> _Exercise_: Transcribe all of the material exactly, except for its pictures.

> _Information supplied_:
□ □ □

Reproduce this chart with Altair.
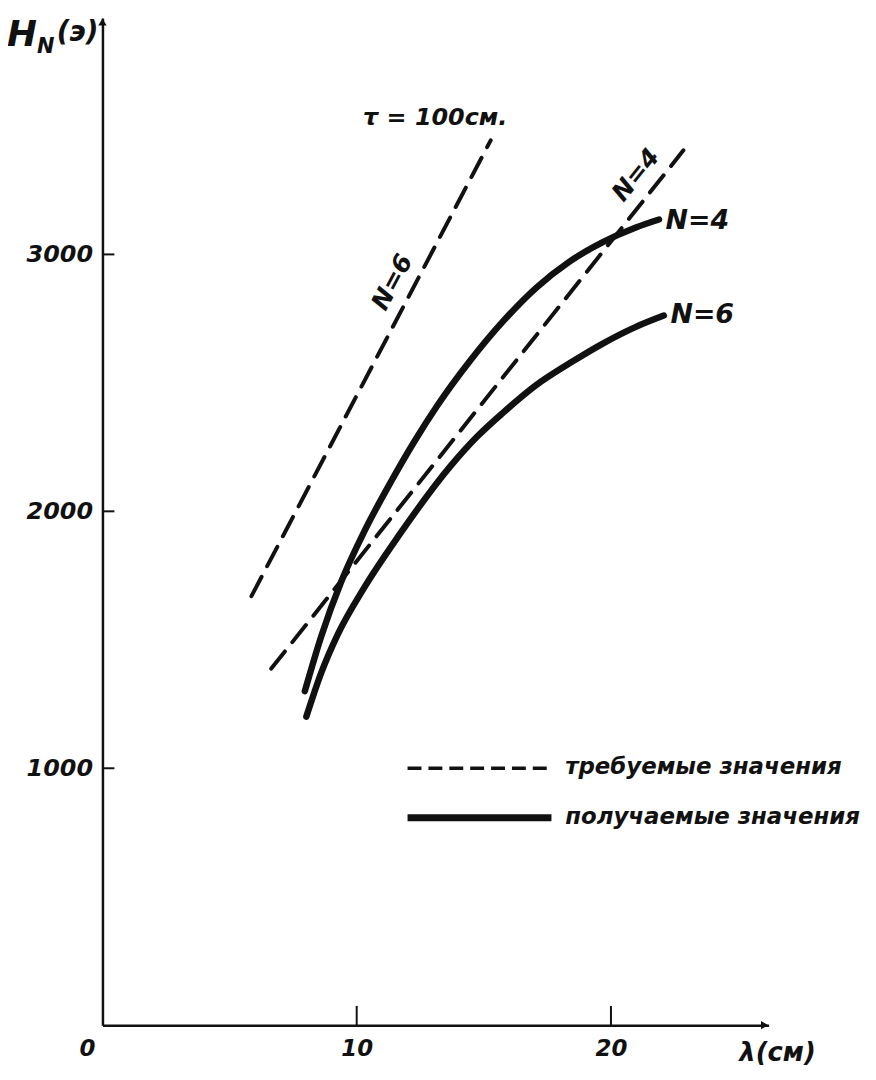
import altair as alt
import pandas as pd

# ---- data ----
# obtained values (solid curves)
n4_x = [7.96, 8.61, 9.39, 10.30, 11.34, 12.25, 13.16, 14.46, 15.77, 17.07, 18.37, 19.68, 20.98, 21.89]
n4_y = [1300, 1515, 1726, 1922, 2114, 2269, 2410, 2586, 2741, 2871, 2972, 3048, 3105, 3136]
n6_x = [8.02, 8.6, 9.26, 10.29, 11.68, 13.68, 14.73, 15.77, 17.07, 18.37, 19.68, 20.98, 22.08]
n6_y = [1201, 1370, 1522, 1702, 1909, 2175, 2290, 2385, 2492, 2576, 2653, 2718, 2762]
# required values (dashed straight lines)
req6_x = [5.86, 15.27]
req6_y = [1670, 3444]
req4_x = [6.64, 22.85]
req4_y = [1388, 3405]

x_ticks = [10, 20]
y_ticks = [1000, 2000, 3000]
x_max = 26.2
y_max = 3920

FONT = "DejaVu Sans"
INK = "#111111"

xs = alt.Scale(domain=[0, x_max], nice=False, zero=False)
ys = alt.Scale(domain=[0, y_max], nice=False, zero=False)

solid = pd.DataFrame(
    [{"x": x, "y": y, "s": "N4", "o": i} for i, (x, y) in enumerate(zip(n4_x, n4_y))]
    + [{"x": x, "y": y, "s": "N6", "o": i} for i, (x, y) in enumerate(zip(n6_x, n6_y))]
)
dashed = pd.DataFrame(
    [{"x": x, "y": y, "s": "r6"} for x, y in zip(req6_x, req6_y)]
    + [{"x": x, "y": y, "s": "r4"} for x, y in zip(req4_x, req4_y)]
)

base_x = alt.X("x:Q", scale=xs, axis=alt.Axis(
    values=x_ticks, title=None, ticks=False, grid=False, domainColor=INK,
    domainWidth=2.5, labelFont=FONT, labelFontSize=23, labelFontStyle="italic",
    labelFontWeight="bold", labelColor=INK, labelPadding=12, format="d"))
base_y = alt.Y("y:Q", scale=ys, axis=alt.Axis(
    values=y_ticks, title=None, ticks=False, grid=False, domainColor=INK,
    domainWidth=2.5, labelFont=FONT, labelFontSize=24, labelFontStyle="italic",
    labelFontWeight="bold", labelColor=INK, labelPadding=10, format="d"))

solid_layer = alt.Chart(solid).mark_line(
    color=INK, strokeWidth=6.5, strokeCap="round", interpolate="monotone"
).encode(x=base_x, y=base_y, detail="s:N", order="o:Q")

dashed_layer = alt.Chart(dashed).mark_line(
    color=INK, strokeWidth=4, strokeDash=[22, 12], strokeCap="round"
).encode(x=alt.X("x:Q", scale=xs), y=alt.Y("y:Q", scale=ys), detail="s:N")

# tick marks (pointing inward)
ytick_df = pd.DataFrame({"y": y_ticks, "x0": [0] * 3, "x1": [0.47] * 3})
ytick_layer = alt.Chart(ytick_df).mark_rule(color=INK, strokeWidth=2).encode(
    x=alt.X("x0:Q", scale=xs), x2="x1:Q", y=alt.Y("y:Q", scale=ys))
xtick_df = pd.DataFrame({"x": x_ticks, "y0": [0] * 2, "y1": [75] * 2})
xtick_layer = alt.Chart(xtick_df).mark_rule(color=INK, strokeWidth=2).encode(
    x=alt.X("x:Q", scale=xs), y=alt.Y("y0:Q", scale=ys), y2="y1:Q")

# arrow heads
arrow_up = alt.Chart(pd.DataFrame({"x": [0], "y": [y_max]})).mark_point(
    shape="triangle-up", filled=True, color=INK, size=70, opacity=1, yOffset=4
).encode(x=alt.X("x:Q", scale=xs), y=alt.Y("y:Q", scale=ys))
arrow_right = alt.Chart(pd.DataFrame({"x": [x_max], "y": [0]})).mark_point(
    shape="triangle-right", filled=True, color=INK, size=70, opacity=1, xOffset=-4
).encode(x=alt.X("x:Q", scale=xs), y=alt.Y("y:Q", scale=ys))

# legend
leg_df = pd.DataFrame({"x0": [12.0], "x1": [17.66], "y": [1000]})
leg_dash = alt.Chart(leg_df).mark_rule(
    color=INK, strokeWidth=3.5, strokeDash=[14, 7]).encode(
    x=alt.X("x0:Q", scale=xs), x2="x1:Q", y=alt.Y("y:Q", scale=ys))
leg_df2 = pd.DataFrame({"x0": [12.0], "x1": [17.66], "y": [807]})
leg_solid = alt.Chart(leg_df2).mark_rule(
    color=INK, strokeWidth=7).encode(
    x=alt.X("x0:Q", scale=xs), x2="x1:Q", y=alt.Y("y:Q", scale=ys))


def text(df, size=20, angle=0, align="left", dx=0, dy=0):
    kw = dict(font=FONT, fontSize=size, fontStyle="italic", fontWeight="bold",
              color=INK, align=align, baseline="middle", dx=dx, dy=dy)
    if angle:
        kw["angle"] = angle
    return alt.Chart(df).mark_text(**kw).encode(
        x=alt.X("x:Q", scale=xs), y=alt.Y("y:Q", scale=ys), text="t:N")


leg_text = text(pd.DataFrame({"x": [18.2, 18.2], "y": [1003, 810],
                              "t": ["требуемые значения", "получаемые значения"]}), size=23)
end_labels = text(pd.DataFrame({"x": [22.15, 22.34], "y": [3128, 2765],
                                "t": ["N=4", "N=6"]}), size=27)
tau_label = text(pd.DataFrame({"x": [13.09], "y": [3529], "t": ["τ = 100см."]}),
                 size=24, align="center")
rot6 = text(pd.DataFrame({"x": [11.4], "y": [2892], "t": ["N=6"]}),
            size=25, angle=298, align="center")
rot4 = text(pd.DataFrame({"x": [20.98], "y": [3309], "t": ["N=4"]}),
            size=25, angle=309, align="center")
zero_label = text(pd.DataFrame({"x": [0], "y": [0], "t": ["0"]}),
                  size=23, align="center", dx=-15, dy=24)

# axis titles (pixel offsets from the plot origin)
title_df = pd.DataFrame({"t": ["x"]})


def ptext(t, px, py, size, align="center"):
    return alt.Chart(title_df).mark_text(
        text=t, font=FONT, fontSize=size, fontStyle="italic", fontWeight="bold",
        color=INK, align=align, baseline="middle").encode(
        x=alt.value(px), y=alt.value(py))


y_title = (ptext("H", -81, 17, 36) + ptext("N", -57, 29, 21) + ptext("(э)", -25, 15, 28))
x_title = ptext("λ(см)", 679, 1041, 26)

chart = alt.layer(
    dashed_layer, solid_layer, ytick_layer, xtick_layer, arrow_up, arrow_right,
    leg_dash, leg_solid, leg_text, end_labels, tau_label, rot6, rot4, zero_label,
    y_title, x_title,
).properties(
    width=670, height=1013,
    autosize=alt.AutoSizeParams(type="none"),
    padding={"left": 95, "top": 7, "right": 100, "bottom": 45},
    background="white",
).configure_view(stroke=None)

chart.save("out.html", embed_options={"renderer": "svg", "actions": False})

□ □ □

> _Exercise solution_:
Reproduce this chart with Altair.
import altair as alt
import pandas as pd

# ---- data ----
# obtained values (solid curves)
n4_x = [7.96, 8.61, 9.39, 10.30, 11.34, 12.25, 13.16, 14.46, 15.77, 17.07, 18.37, 19.68, 20.98, 21.89]
n4_y = [1300, 1515, 1726, 1922, 2114, 2269, 2410, 2586, 2741, 2871, 2972, 3048, 3105, 3136]
n6_x = [8.02, 8.6, 9.26, 10.29, 11.68, 13.68, 14.73, 15.77, 17.07, 18.37, 19.68, 20.98, 22.08]
n6_y = [1201, 1370, 1522, 1702, 1909, 2175, 2290, 2385, 2492, 2576, 2653, 2718, 2762]
# required values (dashed straight lines)
req6_x = [5.86, 15.27]
req6_y = [1670, 3444]
req4_x = [6.64, 22.85]
req4_y = [1388, 3405]

x_ticks = [10, 20]
y_ticks = [1000, 2000, 3000]
x_max = 26.2
y_max = 3920

FONT = "DejaVu Sans"
INK = "#111111"

xs = alt.Scale(domain=[0, x_max], nice=False, zero=False)
ys = alt.Scale(domain=[0, y_max], nice=False, zero=False)

solid = pd.DataFrame(
    [{"x": x, "y": y, "s": "N4", "o": i} for i, (x, y) in enumerate(zip(n4_x, n4_y))]
    + [{"x": x, "y": y, "s": "N6", "o": i} for i, (x, y) in enumerate(zip(n6_x, n6_y))]
)
dashed = pd.DataFrame(
    [{"x": x, "y": y, "s": "r6"} for x, y in zip(req6_x, req6_y)]
    + [{"x": x, "y": y, "s": "r4"} for x, y in zip(req4_x, req4_y)]
)

base_x = alt.X("x:Q", scale=xs, axis=alt.Axis(
    values=x_ticks, title=None, ticks=False, grid=False, domainColor=INK,
    domainWidth=2.5, labelFont=FONT, labelFontSize=23, labelFontStyle="italic",
    labelFontWeight="bold", labelColor=INK, labelPadding=12, format="d"))
base_y = alt.Y("y:Q", scale=ys, axis=alt.Axis(
    values=y_ticks, title=None, ticks=False, grid=False, domainColor=INK,
    domainWidth=2.5, labelFont=FONT, labelFontSize=24, labelFontStyle="italic",
    labelFontWeight="bold", labelColor=INK, labelPadding=10, format="d"))

solid_layer = alt.Chart(solid).mark_line(
    color=INK, strokeWidth=6.5, strokeCap="round", interpolate="monotone"
).encode(x=base_x, y=base_y, detail="s:N", order="o:Q")

dashed_layer = alt.Chart(dashed).mark_line(
    color=INK, strokeWidth=4, strokeDash=[22, 12], strokeCap="round"
).encode(x=alt.X("x:Q", scale=xs), y=alt.Y("y:Q", scale=ys), detail="s:N")

# tick marks (pointing inward)
ytick_df = pd.DataFrame({"y": y_ticks, "x0": [0] * 3, "x1": [0.47] * 3})
ytick_layer = alt.Chart(ytick_df).mark_rule(color=INK, strokeWidth=2).encode(
    x=alt.X("x0:Q", scale=xs), x2="x1:Q", y=alt.Y("y:Q", scale=ys))
xtick_df = pd.DataFrame({"x": x_ticks, "y0": [0] * 2, "y1": [75] * 2})
xtick_layer = alt.Chart(xtick_df).mark_rule(color=INK, strokeWidth=2).encode(
    x=alt.X("x:Q", scale=xs), y=alt.Y("y0:Q", scale=ys), y2="y1:Q")

# arrow heads
arrow_up = alt.Chart(pd.DataFrame({"x": [0], "y": [y_max]})).mark_point(
    shape="triangle-up", filled=True, color=INK, size=70, opacity=1, yOffset=4
).encode(x=alt.X("x:Q", scale=xs), y=alt.Y("y:Q", scale=ys))
arrow_right = alt.Chart(pd.DataFrame({"x": [x_max], "y": [0]})).mark_point(
    shape="triangle-right", filled=True, color=INK, size=70, opacity=1, xOffset=-4
).encode(x=alt.X("x:Q", scale=xs), y=alt.Y("y:Q", scale=ys))

# legend
leg_df = pd.DataFrame({"x0": [12.0], "x1": [17.66], "y": [1000]})
leg_dash = alt.Chart(leg_df).mark_rule(
    color=INK, strokeWidth=3.5, strokeDash=[14, 7]).encode(
    x=alt.X("x0:Q", scale=xs), x2="x1:Q", y=alt.Y("y:Q", scale=ys))
leg_df2 = pd.DataFrame({"x0": [12.0], "x1": [17.66], "y": [807]})
leg_solid = alt.Chart(leg_df2).mark_rule(
    color=INK, strokeWidth=7).encode(
    x=alt.X("x0:Q", scale=xs), x2="x1:Q", y=alt.Y("y:Q", scale=ys))


def text(df, size=20, angle=0, align="left", dx=0, dy=0):
    kw = dict(font=FONT, fontSize=size, fontStyle="italic", fontWeight="bold",
              color=INK, align=align, baseline="middle", dx=dx, dy=dy)
    if angle:
        kw["angle"] = angle
    return alt.Chart(df).mark_text(**kw).encode(
        x=alt.X("x:Q", scale=xs), y=alt.Y("y:Q", scale=ys), text="t:N")


leg_text = text(pd.DataFrame({"x": [18.2, 18.2], "y": [1003, 810],
                              "t": ["требуемые значения", "получаемые значения"]}), size=23)
end_labels = text(pd.DataFrame({"x": [22.15, 22.34], "y": [3128, 2765],
                                "t": ["N=4", "N=6"]}), size=27)
tau_label = text(pd.DataFrame({"x": [13.09], "y": [3529], "t": ["τ = 100см."]}),
                 size=24, align="center")
rot6 = text(pd.DataFrame({"x": [11.4], "y": [2892], "t": ["N=6"]}),
            size=25, angle=298, align="center")
rot4 = text(pd.DataFrame({"x": [20.98], "y": [3309], "t": ["N=4"]}),
            size=25, angle=309, align="center")
zero_label = text(pd.DataFrame({"x": [0], "y": [0], "t": ["0"]}),
                  size=23, align="center", dx=-15, dy=24)

# axis titles (pixel offsets from the plot origin)
title_df = pd.DataFrame({"t": ["x"]})


def ptext(t, px, py, size, align="center"):
    return alt.Chart(title_df).mark_text(
        text=t, font=FONT, fontSize=size, fontStyle="italic", fontWeight="bold",
        color=INK, align=align, baseline="middle").encode(
        x=alt.value(px), y=alt.value(py))


y_title = (ptext("H", -81, 17, 36) + ptext("N", -57, 29, 21) + ptext("(э)", -25, 15, 28))
x_title = ptext("λ(см)", 679, 1041, 26)

chart = alt.layer(
    dashed_layer, solid_layer, ytick_layer, xtick_layer, arrow_up, arrow_right,
    leg_dash, leg_solid, leg_text, end_labels, tau_label, rot6, rot4, zero_label,
    y_title, x_title,
).properties(
    width=670, height=1013,
    autosize=alt.AutoSizeParams(type="none"),
    padding={"left": 95, "top": 7, "right": 100, "bottom": 45},
    background="white",
).configure_view(stroke=None)

chart.save("out.html", embed_options={"renderer": "svg", "actions": False})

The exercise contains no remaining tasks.